The difference between contributing property and non-contributing property can at times be ambiguous. In particular, American historic districts nominated to the National Register of Historic Places before 1980 have few records of non-contributing structures. State Historic Preservation Offices conduct surveys to determine the historical character of structures in historic districts. Districts nominated to the National Register of Historic Places after 1980 usually list those structures considered non-contributing.
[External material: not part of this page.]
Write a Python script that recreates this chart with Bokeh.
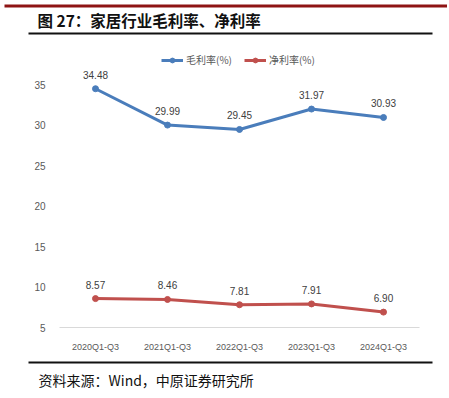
from bokeh.plotting import figure
from bokeh.layouts import column
from bokeh.models import (ColumnDataSource, Range1d, FactorRange, LabelSet, Legend,
                          LegendItem, FixedTicker)
from bokeh.core.properties import value
from bokeh.embed import file_html
from bokeh.resources import INLINE

# ---- data ----
categories = ["2020Q1-Q3", "2021Q1-Q3", "2022Q1-Q3", "2023Q1-Q3", "2024Q1-Q3"]
gross_margin = [34.48, 29.99, 29.45, 31.97, 30.93]
net_margin = [8.57, 8.46, 7.81, 7.91, 6.90]
y_ticks = [5, 10, 15, 20, 25, 30, 35]
title_text = "图 27：家居行业毛利率、净利率"
source_text = "资料来源：Wind，中原证券研究所"
series_names = ["毛利率(%)", "净利率(%)"]

CJK = "Noto Sans CJK SC"
BLUE = "#4A7DBB"
RED = "#C0504D"
GREY = "#595959"
W = 447


def deco_figure(h):
    f = figure(width=W, height=h, x_range=Range1d(0, W), y_range=Range1d(h, 0),
               output_backend="svg", toolbar_location=None, min_border=0,
               x_axis_location=None, y_axis_location=None, outline_line_color=None)
    f.grid.visible = False
    return f


# ---- header (page y 0..44) ----
hdr = deco_figure(44)
hdr.segment(x0=[4], y0=[5.5], x1=[449], y1=[5.5], line_color="#8E1414", line_width=3)
hdr.segment(x0=[28], y0=[33], x1=[432], y1=[33], line_color="#111111", line_width=2)
hdr.text(x=[37], y=[19], text=[title_text], text_font=value(CJK), text_font_size="15.5px",
         text_font_style="bold", text_align="left", text_baseline="middle",
         text_color="#111111")

# ---- main chart (page y 44..354) ----
main_h = 310
p = figure(width=W, height=main_h, x_range=FactorRange(*categories, range_padding=0),
           y_range=Range1d(5, 39.94), output_backend="svg", toolbar_location=None,
           min_border_left=59, min_border_right=W - 419, min_border_top=0,
           min_border_bottom=main_h - 283, outline_line_color=None)
p.grid.visible = False

src = ColumnDataSource(dict(
    x=categories, g=gross_margin, n=net_margin,
    gl=[f"{v:.2f}" for v in gross_margin], nl=[f"{v:.2f}" for v in net_margin]))

gl = p.line("x", "g", source=src, line_color=BLUE, line_width=3)
gs = p.scatter("x", "g", source=src, size=6, fill_color=BLUE, line_color=BLUE)
nl = p.line("x", "n", source=src, line_color=RED, line_width=3)
ns = p.scatter("x", "n", source=src, size=6, fill_color=RED, line_color=RED)

for ycol, tcol in (("g", "gl"), ("n", "nl")):
    p.add_layout(LabelSet(x="x", y=ycol, text=tcol, source=src, y_offset=14,
                          text_align="center", text_baseline="middle",
                          text_font=value("Liberation Sans"), text_font_size="10px",
                          text_color="#404040"))

p.yaxis.ticker = FixedTicker(ticks=y_ticks)
p.yaxis.axis_line_color = None
p.yaxis.major_tick_line_color = None
p.yaxis.minor_tick_line_color = None
p.yaxis.major_label_standoff = 8
p.yaxis.major_label_text_font = "Liberation Sans"
p.yaxis.major_label_text_font_size = "10px"
p.yaxis.major_label_text_color = GREY

p.xaxis.axis_line_color = "#D9D9D9"
p.xaxis.axis_line_width = 1
p.xaxis.major_tick_line_color = None
p.xaxis.minor_tick_line_color = None
p.xaxis.major_label_standoff = 8
p.xaxis.major_label_text_font = "Liberation Sans"
p.xaxis.major_label_text_font_size = "9px"
p.xaxis.major_label_text_color = GREY

legend = Legend(items=[LegendItem(label=series_names[0], renderers=[gl, gs]),
                       LegendItem(label=series_names[1], renderers=[nl, ns])],
                location=(102, 260), orientation="horizontal", padding=0, margin=0,
                spacing=12, glyph_width=22, glyph_height=12, label_standoff=3,
                label_text_font=CJK, label_text_font_size="10px", label_text_color=GREY,
                border_line_color=None, background_fill_alpha=0)
p.add_layout(legend)

# ---- footer (page y 354..396) ----
ftr = deco_figure(42)
ftr.segment(x0=[28], y0=[8], x1=[432], y1=[8], line_color="#111111", line_width=2)
ftr.text(x=[38], y=[25], text=[source_text], text_font=value(CJK), text_font_size="14px",
         text_align="left", text_baseline="middle", text_color="#111111")

layout = column(column(hdr), p, column(ftr), spacing=0)
open("out.html", "w").write(file_html(layout, INLINE))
As a general rule, a contributing property helps make a historic district historic. A well-preserved 19th-century mansion will generally contribute to a district, while a modern gas station generally will not. Historic buildings identified as contributing properties can become non-contributing properties within historic districts if major alterations have taken place. Sometimes, an act as simple as re-siding a historic home can damage its historic integrity and render it non-contributing. In some cases, damage to the historic integrity of a structure is reversible, while other times the historic nature of a building has been so "severely compromised" as to be irreversible. For example, in the East Grove Street District in Bloomington, Illinois, contributing properties include the Queen Anne-style George H. Cox House (1886) and the Arts and Crafts-style H.W. Kelley House (1906), and non-contributing properties include the Italianate-style George Brand House (1886), whose original exterior has been covered with a sun room and asbestos siding, and a 1950s physician's office built in a style radically different from the surrounding neighborhood.